- Political party: Republican

= Stuart Meissner =

American attorney (born 1962)

Stuart Meissner (born 1962) is an American attorney. His firm, Meissner Associates, opened in 2001, with offices in Manhattan, New York, and across the country, focused on the securities industry, investment disputes, FINRA attorney, and SEC whistleblower matters.

Meissner, born in 1962 in Brooklyn, and raised in Lawrence, Nassau County, New York, graduated with bachelor's and J.D. degrees from Hofstra University, and received a master of laws degree in corporate law from the New York University School of Law. He is a son of George Meissner of West Palm Beach, Florida.

Following the 9/11 terrorist attacks, Meissner volunteered at Ground Zero on "the pile" on the "bucket brigade", along with fire and policemen sifting through debris trying to find survivors. As a result of his volunteer work after 9/11 in 2016, Meissner learned he had developed a rare cancer, which required major surgery and intensive chemotherapy, all the while continuing to support his children and oversee his law practice, but eventually survived his cancer diagnosis.

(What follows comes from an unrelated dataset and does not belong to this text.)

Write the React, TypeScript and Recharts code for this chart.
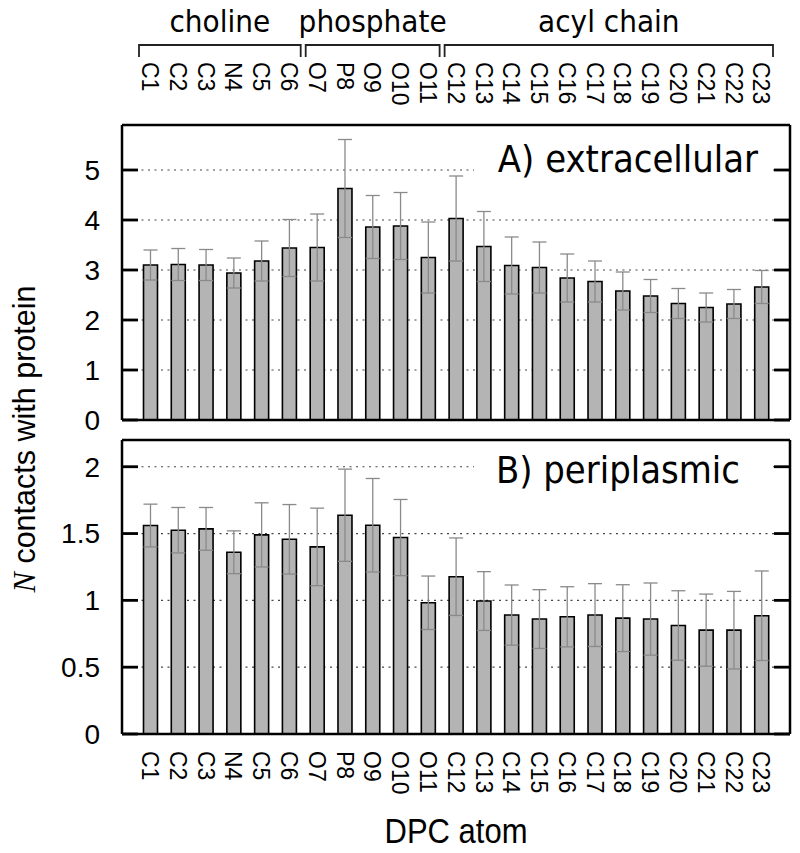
import React from 'react';
import { BarChart, Bar, XAxis, YAxis, CartesianGrid, ErrorBar } from 'recharts';

const atoms = ['C1','C2','C3','N4','C5','C6','O7','P8','O9','O10','O11','C12','C13','C14','C15','C16','C17','C18','C19','C20','C21','C22','C23'];
const extraVals = [3.10,3.11,3.10,2.94,3.18,3.44,3.45,4.63,3.86,3.88,3.25,4.03,3.47,3.09,3.05,2.84,2.77,2.58,2.48,2.33,2.25,2.32,2.66];
const extraErrs = [0.30,0.32,0.31,0.30,0.40,0.57,0.67,0.98,0.63,0.67,0.71,0.85,0.70,0.57,0.51,0.48,0.41,0.38,0.33,0.30,0.29,0.29,0.33];
const periVals = [1.56,1.525,1.535,1.36,1.49,1.457,1.40,1.637,1.562,1.47,0.982,1.177,0.995,0.89,0.86,0.877,0.89,0.867,0.86,0.812,0.777,0.777,0.885];
const periErrs = [0.16,0.17,0.16,0.16,0.24,0.26,0.29,0.345,0.35,0.285,0.20,0.29,0.22,0.225,0.22,0.225,0.235,0.25,0.27,0.26,0.27,0.29,0.335];
const extraTicks = [0,1,2,3,4,5];
const periTicks = [0,0.5,1,1.5,2];
const extraMax = 5.9;
const periMax = 2.2;
const groupLabels = ['choline','phosphate','acyl chain'];
const groupStart = [0,6,11];
const groupEnd = [5,10,22];

const dataA = atoms.map((a, i) => ({ atom: a, v: extraVals[i], e: extraErrs[i] }));
const dataB = atoms.map((a, i) => ({ atom: a, v: periVals[i], e: periErrs[i] }));

const W = 800;
const PLOT_L = 122;
const PLOT_R = 790;
const PLOT_W = PLOT_R - PLOT_L;
const PAD = 14.5;
const BAND = (PLOT_W - 2 * PAD) / atoms.length;
const A_TOP = 125, A_BOT = 420, B_TOP = 440, B_BOT = 734;
const SANS = 'Liberation Sans, Arial, sans-serif';
const DEJA = 'DejaVu Sans, sans-serif';
const FRAME = { stroke: '#000', strokeWidth: 2.5 };
const TICK_LEN = 16;

const RotTick = (props: any) => {
  const { x, y, payload } = props;
  return (
    <text x={x} y={y} transform={`rotate(90 ${x} ${y})`} textAnchor="start" dy="0.36em"
      fontSize={23} fontFamily={SANS} fill="#000">{payload.value}</text>
  );
};

const yTickStyle = { fill: '#000', fontSize: 28, fontFamily: SANS };

function StretchText(props: { x: number; y: number; sy: number; anchor: string; size: number; family: string; children: any }) {
  const { x, y, sy, anchor, size, family, children } = props;
  return (
    <text transform={`translate(${x},${y}) scale(1,${sy})`} x={0} y={0} textAnchor={anchor as any}
      fontSize={size} fontFamily={family} fill="#000">{children}</text>
  );
}

function InwardTicks(props: { ticks: number[]; max: number; top: number; bot: number }) {
  const { ticks, max, top, bot } = props;
  return (
    <g>
      {ticks.map((t) => {
        const y = bot - (t / max) * (bot - top);
        return (
          <g key={t}>
            <rect x={PLOT_L} y={y - 1.4} width={TICK_LEN} height={2.8} fill="#000" />
            <rect x={PLOT_R - TICK_LEN} y={y - 1.4} width={TICK_LEN} height={2.8} fill="#000" />
          </g>
        );
      })}
    </g>
  );
}

function Panel(props: { data: any[]; domain: number[]; ticks: number[]; height: number; top: number; mTop: number; mBot: number; topH: number; botH: number; topLabels: boolean; botLabels: boolean; }) {
  const { data, domain, ticks, height, top, mTop, mBot, topH, botH, topLabels, botLabels } = props;
  return (
    <div style={{ position: 'absolute', left: 0, top }}>
      <BarChart width={W} height={height} data={data} margin={{ top: mTop, right: 0, left: 0, bottom: mBot }}>
        <CartesianGrid vertical={false} xAxisId="bot" yAxisId="L" stroke="#444" strokeDasharray="2 4.5" strokeWidth={1.2} />
        <XAxis xAxisId="top" orientation="top" dataKey="atom" height={topH} interval={0}
          padding={{ left: PAD, right: PAD }} tickLine={false} tickSize={0} tickMargin={63}
          axisLine={FRAME} tick={topLabels ? <RotTick /> : false} />
        <XAxis xAxisId="bot" orientation="bottom" dataKey="atom" height={botH} interval={0}
          padding={{ left: PAD, right: PAD }} tickLine={false} tickSize={0} tickMargin={17}
          axisLine={FRAME} tick={botLabels ? <RotTick /> : false} />
        <YAxis yAxisId="L" orientation="left" width={PLOT_L} domain={domain} ticks={ticks} type="number" interval={0}
          allowDataOverflow tickLine={false} tickSize={0} tickMargin={22} axisLine={FRAME} tick={yTickStyle} />
        <YAxis yAxisId="R" orientation="right" width={W - PLOT_R} domain={domain} ticks={ticks} type="number"
          allowDataOverflow tick={false} tickLine={false} axisLine={FRAME} />
        <Bar dataKey="v" xAxisId="bot" yAxisId="L" fill="#b4b4b4" stroke="#000" strokeWidth={1.6}
          barSize={14} isAnimationActive={false}>
          <ErrorBar dataKey="e" width={7} stroke="#8a8a8a" strokeWidth={1.3} isAnimationActive={false} />
        </Bar>
      </BarChart>
    </div>
  );
}

export default function App() {
  return (
    <div style={{ position: 'absolute', left: 0, top: 0, width: W, height: 853, background: '#fff', overflow: 'hidden' }}>
      <Panel data={dataA} domain={[0, extraMax]} ticks={extraTicks} height={445} top={0} mTop={A_TOP - 65} mBot={445 - A_BOT - 10} topH={65} botH={10} topLabels botLabels={false} />
      <Panel data={dataB} domain={[0, periMax]} ticks={periTicks} height={423} top={430} mTop={B_TOP - 430 - 5} mBot={0} topH={5} botH={853 - B_BOT} topLabels={false} botLabels />
      <svg width={W} height={853} style={{ position: 'absolute', left: 0, top: 0, pointerEvents: 'none' }}>
        <InwardTicks ticks={extraTicks} max={extraMax} top={A_TOP} bot={A_BOT} />
        <InwardTicks ticks={periTicks} max={periMax} top={B_TOP} bot={B_BOT} />
        {groupLabels.map((g, i) => {
          const x1 = PLOT_L + PAD + groupStart[i] * BAND + 2.5;
          const x2 = PLOT_L + PAD + (groupEnd[i] + 1) * BAND - 2.5;
          return (
            <g key={g}>
              <path d={`M${x1},57 L${x1},45 L${x2},45 L${x2},57`} fill="none" stroke="#222" strokeWidth={1.8} />
              <StretchText x={(x1 + x2) / 2} y={32} sy={1.1} anchor="middle" size={28} family={DEJA}>{g}</StretchText>
            </g>
          );
        })}
        <rect x={474} y={133} width={299} height={52} fill="#fff" />
        <StretchText x={758} y={172} sy={1.08} anchor="end" size={34} family={DEJA}>A) extracellular</StretchText>
        <rect x={474} y={446} width={299} height={46} fill="#fff" />
        <StretchText x={740} y={483} sy={1.08} anchor="end" size={34} family={DEJA}>B) periplasmic</StretchText>
        <text x={24} y={439} transform="rotate(-90 24 439)" textAnchor="middle" dy="0.35em" fontSize={30.5} fontFamily={SANS} fill="#000">
          <tspan fontFamily="Liberation Serif, serif" fontStyle="italic">N</tspan> contacts with protein
        </text>
        <StretchText x={456} y={843} sy={1.15} anchor="middle" size={31} family={SANS}>DPC atom</StretchText>
      </svg>
    </div>
  );
}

Meissner was one of the first Attorneys to file a SEC Whistleblower Tip, and participated in the drafting of the SEC Rules regarding such program when it was passed into law. His comments appear in the footnotes of the actual rules. Meissner represents clients as SEC whistleblowers. Meissner Also represents defrauded investors and Wall Street employees against large financial institutions including Morgan Stanley, UBS, Wells Fargo, and Citizens Securities, and has won millions in awards and settlements on behalf of defrauded investors and employees in the industry.

In 2016, his client was awarded over $22 million from the SEC as a result of the Dodd Frank SEC Whistleblower program, which was the largest accounting fraud award ever given to in the history of the program, involving Monsanto Corporation. Dodd-Frank whistleblower awards, which allow whistleblowers to collect up to 30% of what the SEC recovers in fines and reimbursements, have formed the primary focus of Meissner's work in addition to pursuing investor and employment FINRA arbitrations against major Wall Street institutions.

A resident of Dumont, New Jersey, Meissner is a former state prosecutor and was a first time independent candidate for U.S. Senate from the US state of New Jersey in 2013. Meissner pulled in a minority of votes in 2013 NJ special election for US Senate, falling behind 2, but ahead of 3, other independent candidates.

In September 2019 Meissner announced a run for the GOP nomination in New Jersey to challenge Democratic U.S. Senator Cory Booker in the 2020 U.S. Senate elections. In February 2020 Meissner withdrew his candidacy.